Even the new Black Tartan face masks have been a hit. When plans for the restaurant’s reopening got underway, the people behind Brown & MacFarlane Glass, a local business, offered to print masks for the staff members. Then customers wanted them too, “so we started to sell the masks, with proceeds going to the local Lanark County Food Bank.”
Supporting the community isn’t anything new for the chef and his family. It’s how they roll. When the restaurant suspended operations in March, based on recommendations from Public Health Ontario, the very next day—March 17—Ian was packaging up its food to give to the food bank. The day after that, the @blacktartankitchen Instagram account revealed leftovers were being made into soup to go to the same place.

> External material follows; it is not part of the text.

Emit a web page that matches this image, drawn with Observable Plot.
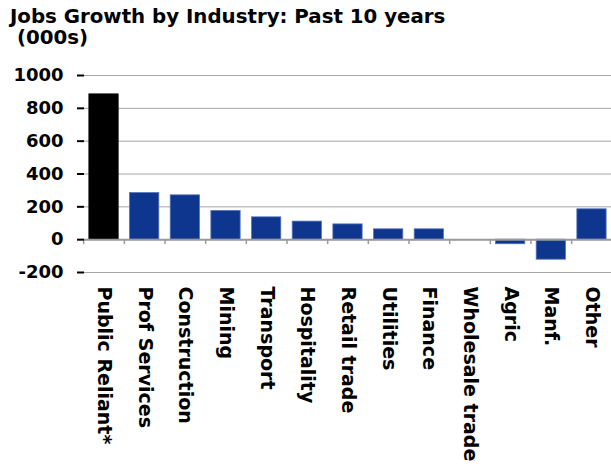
<!DOCTYPE html>
<html><head><meta charset="utf-8">
<script src="https://cdn.jsdelivr.net/npm/d3@7"></script>
<script src="https://cdn.jsdelivr.net/npm/@observablehq/plot@0.6"></script>
<style>
body{margin:0;background:#fff;font-family:"DejaVu Sans",Verdana,sans-serif;}
#title{font-weight:bold;font-size:19.8px;line-height:21px;padding:6px 0 0 10px;height:60px;box-sizing:border-box;white-space:pre;color:#000;}
#chart svg{display:block;}
</style></head><body>
<div id="title">Jobs Growth by Industry: Past 10 years
 (000s)</div>
<div id="chart"></div>
<script>
const industries = ["Public Reliant*","Prof Services","Construction","Mining","Transport","Hospitality","Retail trade","Utilities","Finance","Wholesale trade","Agric","Manf.","Other"];
const jobsGrowth = [885, 284, 270, 175, 136, 110, 93, 63, 63, 0, -28, -122, 185];
const highlight = "Public Reliant*";
const yTicks = [-200, 0, 200, 400, 600, 800, 1000];

const data = industries.map((name, i) => ({name, value: jobsGrowth[i]}));

const W = 611, ML = 84, MR = 0;
const padIn = 0.28, padOut = 0.12;
const step = (W - ML - MR) / (industries.length - padIn + 2 * padOut);

const chart = Plot.plot({
  width: W,
  height: 406,
  marginLeft: ML,
  marginRight: MR,
  marginTop: 15,
  marginBottom: 194,
  style: {fontFamily: "'DejaVu Sans', Verdana, sans-serif", fontWeight: "bold", color: "#000", background: "#fff"},
  x: {domain: industries, paddingInner: padIn, paddingOuter: padOut, round: false, label: null},
  y: {domain: [-200, 1000], label: null},
  marks: [
    Plot.ruleY(yTicks, {stroke: "#a6a6a6", strokeWidth: 1}),
    Plot.barY(data, {x: "name", y: "value", fill: d => d.name === highlight ? "#000" : "#0f368f",
      stroke: d => d.name === highlight ? "#000" : "#5574b8", strokeWidth: 0.8}),
    Plot.ruleY([0], {stroke: "#9a9a9a", strokeWidth: 2}),
    Plot.ruleX(industries, {x: d => d, y1: 0, y2: -30, dx: -step / 2, stroke: "#9a9a9a", strokeWidth: 1.5}),
    Plot.axisY({ticks: yTicks, tickFormat: d => String(d), tickSize: 7, tickPadding: 14, fontSize: 18, fontWeight: "bold", stroke: "#000", strokeWidth: 2}),
    Plot.ruleX([0], {frameAnchor: "left", y1: -200, y2: 1000, stroke: "#000", strokeWidth: 2}),
    Plot.axisX({tickRotate: 90, tickSize: 0, tickPadding: 14, fontSize: 19, fontWeight: "bold"})
  ]
});
document.getElementById("chart").appendChild(chart);
</script>
</body></html>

As one person commented, “Local hero alert.”
Since then, he and the kids have gone on a couple occasions to prepare food for the food bank. They also made a four-course meal for front-line workers at a local long-term-care home. Faye and Alistair “offered to hand-write notes to each of the 35 recipients, thanking them for their efforts,” their dad recalls.
Ian understands small town spirit. He grew up in Petawawa. “A true Valley boy.” His first cooking gig was at a diner in North Bay while he was attending Nipissing University. Recognizing he enjoyed cuisine more than class, he switched to an apprenticeship at a local hotel. Since then his chef training has taken him as far away Finland, France and the Netherlands. He has studied in the culinary school at George Brown College, served as a part-time culinary instructor with Algonquin College, and honed his skills in any number of notable kitchens.

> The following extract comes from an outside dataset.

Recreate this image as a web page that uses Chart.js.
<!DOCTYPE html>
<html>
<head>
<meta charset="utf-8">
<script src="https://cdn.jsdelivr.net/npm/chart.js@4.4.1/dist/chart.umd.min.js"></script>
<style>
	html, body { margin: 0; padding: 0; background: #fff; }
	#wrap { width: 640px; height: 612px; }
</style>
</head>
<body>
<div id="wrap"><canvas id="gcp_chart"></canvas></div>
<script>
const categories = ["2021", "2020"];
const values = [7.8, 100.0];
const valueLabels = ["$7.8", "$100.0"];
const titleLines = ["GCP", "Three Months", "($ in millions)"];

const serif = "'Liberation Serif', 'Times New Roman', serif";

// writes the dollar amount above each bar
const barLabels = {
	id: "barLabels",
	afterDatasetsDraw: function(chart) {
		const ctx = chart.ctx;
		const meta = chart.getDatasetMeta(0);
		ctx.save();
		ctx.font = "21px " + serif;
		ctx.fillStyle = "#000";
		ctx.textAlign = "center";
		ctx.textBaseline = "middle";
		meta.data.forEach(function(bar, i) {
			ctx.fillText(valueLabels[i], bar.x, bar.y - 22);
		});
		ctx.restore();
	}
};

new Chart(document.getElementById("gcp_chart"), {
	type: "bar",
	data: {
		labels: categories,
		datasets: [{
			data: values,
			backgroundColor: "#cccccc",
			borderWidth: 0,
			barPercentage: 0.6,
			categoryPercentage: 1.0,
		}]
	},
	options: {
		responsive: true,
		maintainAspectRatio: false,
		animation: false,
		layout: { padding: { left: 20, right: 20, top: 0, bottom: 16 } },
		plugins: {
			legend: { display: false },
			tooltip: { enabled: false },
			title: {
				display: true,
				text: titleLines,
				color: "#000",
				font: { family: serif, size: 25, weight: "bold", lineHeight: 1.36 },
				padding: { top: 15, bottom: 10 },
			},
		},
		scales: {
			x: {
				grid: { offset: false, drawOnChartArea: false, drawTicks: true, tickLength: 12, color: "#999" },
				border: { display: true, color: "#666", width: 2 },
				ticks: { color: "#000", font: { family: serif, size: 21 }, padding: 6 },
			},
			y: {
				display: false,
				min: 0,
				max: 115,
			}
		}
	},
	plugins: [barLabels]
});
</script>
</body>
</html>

These days? Black Tartan is the kitchen earning the accolades. In late November, Ian and his team won the gold medal at the Ottawa edition of Canada’s Great Kitchen Party. At the Cordon Bleu Culinary Arts Institute, eight chefs competed for the right to represent this region at the Canadian Culinary Championships, and Ian, a first-time participant, took top honours.

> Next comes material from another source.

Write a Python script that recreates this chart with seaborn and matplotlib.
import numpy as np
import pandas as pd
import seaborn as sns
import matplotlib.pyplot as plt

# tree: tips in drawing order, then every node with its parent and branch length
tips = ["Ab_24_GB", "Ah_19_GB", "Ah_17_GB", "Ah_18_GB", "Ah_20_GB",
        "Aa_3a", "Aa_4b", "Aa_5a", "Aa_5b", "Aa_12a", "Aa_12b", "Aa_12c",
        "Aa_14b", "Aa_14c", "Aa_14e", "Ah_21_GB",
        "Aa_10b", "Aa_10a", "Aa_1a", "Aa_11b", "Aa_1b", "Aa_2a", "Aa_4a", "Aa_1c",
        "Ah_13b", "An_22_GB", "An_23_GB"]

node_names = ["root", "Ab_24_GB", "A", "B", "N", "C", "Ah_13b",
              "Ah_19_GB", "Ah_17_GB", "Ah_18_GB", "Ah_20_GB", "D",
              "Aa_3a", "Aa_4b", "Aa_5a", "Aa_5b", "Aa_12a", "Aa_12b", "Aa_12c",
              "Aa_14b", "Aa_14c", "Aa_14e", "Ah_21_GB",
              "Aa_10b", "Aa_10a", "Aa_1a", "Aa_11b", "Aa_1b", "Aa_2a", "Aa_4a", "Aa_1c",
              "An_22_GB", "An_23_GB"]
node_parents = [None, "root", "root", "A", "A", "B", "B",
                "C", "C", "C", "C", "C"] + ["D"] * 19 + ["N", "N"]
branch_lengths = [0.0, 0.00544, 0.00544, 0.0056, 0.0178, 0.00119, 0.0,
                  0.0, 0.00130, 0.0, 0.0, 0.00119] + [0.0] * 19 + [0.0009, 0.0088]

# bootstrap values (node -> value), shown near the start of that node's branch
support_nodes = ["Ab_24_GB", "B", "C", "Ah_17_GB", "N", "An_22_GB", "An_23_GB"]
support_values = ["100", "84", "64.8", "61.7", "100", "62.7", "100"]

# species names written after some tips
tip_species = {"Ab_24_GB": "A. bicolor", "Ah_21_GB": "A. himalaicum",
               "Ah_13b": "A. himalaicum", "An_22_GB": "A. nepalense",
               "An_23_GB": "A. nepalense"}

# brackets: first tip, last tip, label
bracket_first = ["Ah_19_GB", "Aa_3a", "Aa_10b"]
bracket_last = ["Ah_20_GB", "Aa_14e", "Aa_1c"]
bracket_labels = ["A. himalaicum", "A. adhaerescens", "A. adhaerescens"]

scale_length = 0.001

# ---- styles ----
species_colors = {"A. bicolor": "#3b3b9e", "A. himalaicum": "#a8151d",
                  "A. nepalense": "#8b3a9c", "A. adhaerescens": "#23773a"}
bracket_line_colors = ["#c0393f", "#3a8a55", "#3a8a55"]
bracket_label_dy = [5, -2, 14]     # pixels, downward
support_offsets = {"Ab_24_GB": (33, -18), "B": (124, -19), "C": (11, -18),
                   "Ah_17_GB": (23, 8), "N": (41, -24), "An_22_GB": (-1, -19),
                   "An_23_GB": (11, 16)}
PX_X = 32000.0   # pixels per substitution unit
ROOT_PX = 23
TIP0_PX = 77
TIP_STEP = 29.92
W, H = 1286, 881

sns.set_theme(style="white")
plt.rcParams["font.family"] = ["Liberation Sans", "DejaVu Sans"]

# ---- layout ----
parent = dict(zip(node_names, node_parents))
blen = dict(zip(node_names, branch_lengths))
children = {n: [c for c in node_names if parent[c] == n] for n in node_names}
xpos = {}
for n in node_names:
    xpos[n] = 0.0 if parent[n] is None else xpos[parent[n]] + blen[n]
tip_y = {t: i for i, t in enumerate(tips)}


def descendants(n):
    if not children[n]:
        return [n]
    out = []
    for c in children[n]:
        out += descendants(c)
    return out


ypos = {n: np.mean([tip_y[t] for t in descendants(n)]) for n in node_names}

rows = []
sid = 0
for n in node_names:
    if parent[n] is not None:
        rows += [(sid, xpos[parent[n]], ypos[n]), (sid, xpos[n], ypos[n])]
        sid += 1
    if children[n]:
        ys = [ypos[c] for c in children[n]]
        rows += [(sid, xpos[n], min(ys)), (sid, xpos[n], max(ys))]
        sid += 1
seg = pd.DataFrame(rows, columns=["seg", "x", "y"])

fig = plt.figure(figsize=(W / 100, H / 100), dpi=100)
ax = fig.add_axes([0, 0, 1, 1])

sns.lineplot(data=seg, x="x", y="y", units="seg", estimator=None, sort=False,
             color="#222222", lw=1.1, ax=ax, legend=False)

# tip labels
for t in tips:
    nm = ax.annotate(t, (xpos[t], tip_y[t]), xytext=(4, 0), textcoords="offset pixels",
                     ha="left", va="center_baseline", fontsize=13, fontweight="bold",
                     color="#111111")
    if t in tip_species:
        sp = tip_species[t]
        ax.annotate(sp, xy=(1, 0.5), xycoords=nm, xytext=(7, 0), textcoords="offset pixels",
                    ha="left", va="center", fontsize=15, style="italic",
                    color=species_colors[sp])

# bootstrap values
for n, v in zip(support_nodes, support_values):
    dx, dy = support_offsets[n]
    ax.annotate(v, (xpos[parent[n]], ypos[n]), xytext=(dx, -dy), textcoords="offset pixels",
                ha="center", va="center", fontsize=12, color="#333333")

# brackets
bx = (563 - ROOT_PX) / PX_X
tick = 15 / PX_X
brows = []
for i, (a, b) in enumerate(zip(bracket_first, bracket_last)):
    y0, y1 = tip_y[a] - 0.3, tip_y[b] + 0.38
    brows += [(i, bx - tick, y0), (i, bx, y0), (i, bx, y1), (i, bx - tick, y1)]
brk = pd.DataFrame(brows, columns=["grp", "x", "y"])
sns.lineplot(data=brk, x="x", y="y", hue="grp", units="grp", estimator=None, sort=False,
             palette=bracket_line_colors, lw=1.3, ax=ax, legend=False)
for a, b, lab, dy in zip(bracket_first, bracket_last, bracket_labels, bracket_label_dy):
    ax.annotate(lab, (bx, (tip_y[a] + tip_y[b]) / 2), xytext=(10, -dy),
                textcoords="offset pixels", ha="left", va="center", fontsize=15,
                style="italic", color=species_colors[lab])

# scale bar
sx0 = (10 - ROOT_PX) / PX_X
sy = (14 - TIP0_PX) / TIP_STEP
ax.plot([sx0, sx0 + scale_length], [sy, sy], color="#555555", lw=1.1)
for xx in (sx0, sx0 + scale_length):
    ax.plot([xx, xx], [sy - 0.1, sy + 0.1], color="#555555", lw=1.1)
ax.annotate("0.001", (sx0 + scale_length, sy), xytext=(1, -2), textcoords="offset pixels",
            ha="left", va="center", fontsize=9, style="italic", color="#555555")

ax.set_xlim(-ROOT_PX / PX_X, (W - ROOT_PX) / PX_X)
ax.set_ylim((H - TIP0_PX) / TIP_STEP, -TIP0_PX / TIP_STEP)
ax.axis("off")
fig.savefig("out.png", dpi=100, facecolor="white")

That win, he says, “has inspired us to keep working in a creative direction and at the same time, driven us to try and exceed expectations.” Graciously, he adds, “If you can work in a shoutout to my sous chef Christian Lessard, it would be much appreciated. Other team members are Antonio, Victoria, and Josée in the kitchen and April, Charlene, Sylvia, and Carly in the front of house. We would not be where we are without them.”
He gives credit to a lot of people for helping to make Black Tartan a success, especially Tessa. “From designing the marble mosaic tartan wall, to selecting the fabric napkins, to digitally colourizing the heritage photographs hanging on the wall, Tessa has been able to bring it all together. She also maintains our website and designs our marketing, all while working [in] her full-time profession and raising our two young kids. She is incredible.”
Ian’s parents pitch in too. His dad shows up Friday nights to wash dishes, while his mom helps out with bookkeeping and running errands. “She could also be classified as the resident gardener, as I am constantly robbing her gardens of edible flowers and herbs.”
As for what comes out of the kitchen, Ian says Black Tartan “is a culmination of my culinary adventures over the years, and focuses on solid, recognizable flavours with an occasional element of surprise.” The aim, all along, has been to dish up “the kind of place a chef would be happy to recommend or dine at. Not necessarily from a pretentious viewpoint, but from the focus on feel-good fare done extremely well.”
When the doors opened, November 17, 2016, guests were introduced to a dining destination with small town charm all its own. That hasn’t changed. “We work hard to get to know our customers and find ways to make their experience unique and personal.” Everyone’s welcome. Dishes are buzz-worthy, and these days you might just find yourself singing about the dish you enjoyed so much at dinner.
“Our classic French plates, like seared duck breast, bavette steak frites, French onion soup and escargot have always been fan favourites. More recently, we have come up with a ‘Scott-ish pie’ which is essentially a more approachable, mild and refined take on the Scottish classic Haggis with Neeps and Tatties, all wrapped up in a flakey puff pastry.”
“The vibe is comfortable and modern. Like our dishes, the interiors are stylish but approachable. We want our patrons to feel like we have taken care in all the little details, but we also want them to feel at home.”
“We equate the dining experience to going over to a good friend’s house to have a stellar meal. The food is great but there is so much more going on to enhance atmosphere and experience.”
“We’re paying tribute to the Scottish and Irish heritage of the town, and my mother’s side of the family, which is primarily Scottish. More importantly, my wife’s favorite drink is a Black Tartan cocktail, and god knows she needs a couple of them to put up with me!”